FRC seeks revenue and leases reporting improvements
24 Sep 2020
The Financial Reporting Council (FRC) is warning companies they need to improve their reporting of revenue and leases, after reviewing a sample of disclosures in annual and interim reports
24 Sep 2020
These reviews covered current reporting on IFRS 15 Revenue from Contracts with Customers, and reporting on IFRS 16 Leases and following the first year of its application.
IFRS 15 sets the principles to apply when a company reports information about the nature, amount, timing and uncertainty of revenue or cash flows from a contract with a customer.
IFRS 16 introduces a single lessee accounting model and requires a lessee to recognise assets and liabilities for all leases with a term of more than 12 months, unless the underlying asset is of low value.
The review of reporting under IFRS 15, the FRC’s third, focused on those areas that have previously provided the greatest cause for concern. Although there has been some progress, the FRC said disclosures by many companies still do not meet its quality threshold.
It is now calling for companies to critically review their revenue-related disclosures to ensure they provide a clear understanding of how they have applied the requirements of the standard to their specific circumstances.
In particular, the FRC expects companies to provide clear descriptions of performance obligations, the timing of revenue recognition and explanations of any significant judgements made by management.
Companies must identify, and explain significant movements in, contract balances.

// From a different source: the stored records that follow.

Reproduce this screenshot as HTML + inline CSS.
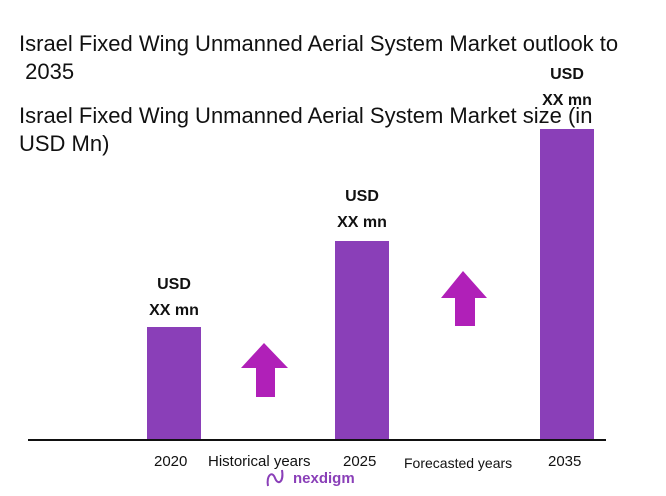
<!DOCTYPE html>
<html><head><style>
body{margin:0;width:666px;height:496px;background:#fff;position:relative;overflow:hidden;font-family:"Liberation Sans",sans-serif;color:#111}
.t{position:absolute;left:19px;font-size:22px;line-height:28px;white-space:nowrap}
.bar{position:absolute;background:#8a3fb8;width:54px}
.v{position:absolute;font-weight:bold;font-size:16px;text-align:center;width:80px;line-height:26px}
.x{position:absolute;font-size:15px;top:453px;white-space:nowrap}
</style></head><body>
<div class="t" style="top:30px">Israel Fixed Wing Unmanned Aerial System Market outlook to<br>&nbsp;2035</div>
<div class="t" style="top:102px">Israel Fixed Wing Unmanned Aerial System Market size (in<br>USD Mn)</div>
<div class="bar" style="left:147px;top:327px;height:114px"></div>
<div class="bar" style="left:335px;top:241px;height:200px"></div>
<div class="bar" style="left:540px;top:129px;height:312px"></div>
<div class="v" style="left:134px;top:272px">USD<br>XX mn</div>
<div class="v" style="left:322px;top:184px">USD<br>XX mn</div>
<div class="v" style="left:527px;top:62px">USD<br>XX mn</div>
<div style="position:absolute;left:28px;top:439px;width:578px;height:2px;background:#111"></div>
<svg style="position:absolute;left:0;top:0" width="666" height="496">
<polygon points="264,343 288,368 275,368 275,397 256,397 256,368 241,368" fill="#b020b8"/>
<polygon points="463,271 487,298 475,298 475,326 455,326 455,298 441,298" fill="#b020b8"/>
<path d="M268,486 C266,476 272,470 275,478 C278,486 284,482 282,470" stroke="#8a3fb8" stroke-width="2" fill="none"/>
</svg>
<div class="x" style="left:154px">2020</div>
<div class="x" style="left:208px">Historical years</div>
<div class="x" style="left:343px">2025</div>
<div class="x" style="left:404px;font-size:14px;top:455px">Forecasted years</div>
<div class="x" style="left:548px">2035</div>
<div style="position:absolute;left:293px;top:470px;font-size:15px;font-weight:bold;color:#8a3fb8">nexdigm</div>
</body></html>
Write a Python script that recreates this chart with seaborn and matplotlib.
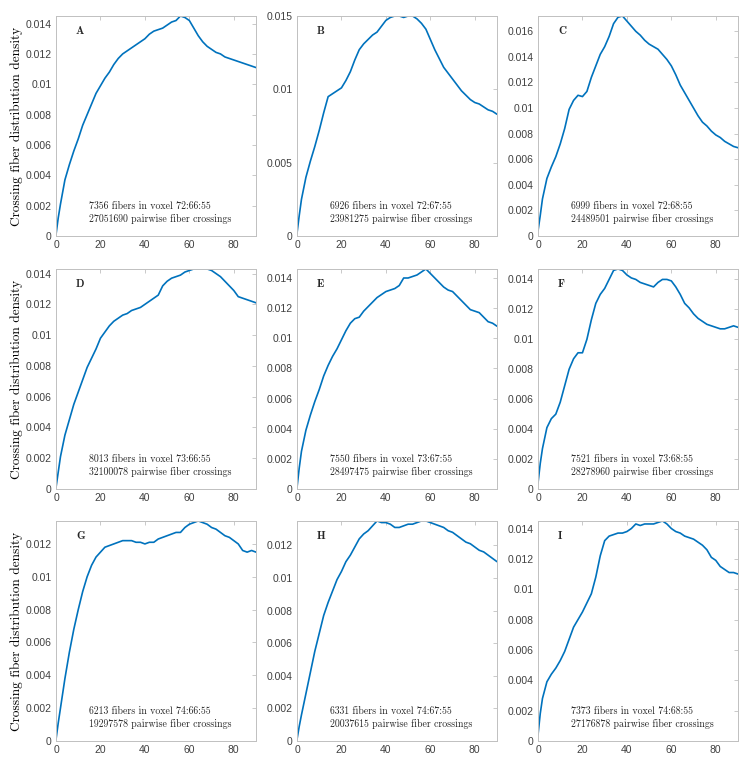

They should also ensure there is consistency between revenue-related information in the strategic report and information in the financial statements, including, for example, details about significant contracts and disclosures of disaggregated revenue; and specify the types of any variable consideration that exist within contracts and how they are both estimated and constrained.
The FRC’s report includes examples of both inadequate and better disclosures against which companies can benchmark their own draft disclosures. The regulator says it will challenge companies whose future disclosures do not meet its expectations.
The FRC found that most companies provided a good explanation of the impact of adopting IFRS 16, which applies for the first time this year, but wants to see improvements in future reporting. The FRC expects companies to tailor the descriptions of their leasing accounting policies to match their particular circumstances and to cover all material areas.
Companies must provide detailed information about the significant judgements affecting their accounting for leases; and include sufficient detail to enable a good understanding of the financial reporting effects of their leasing arrangements on their financial position, financial performance and cash flows.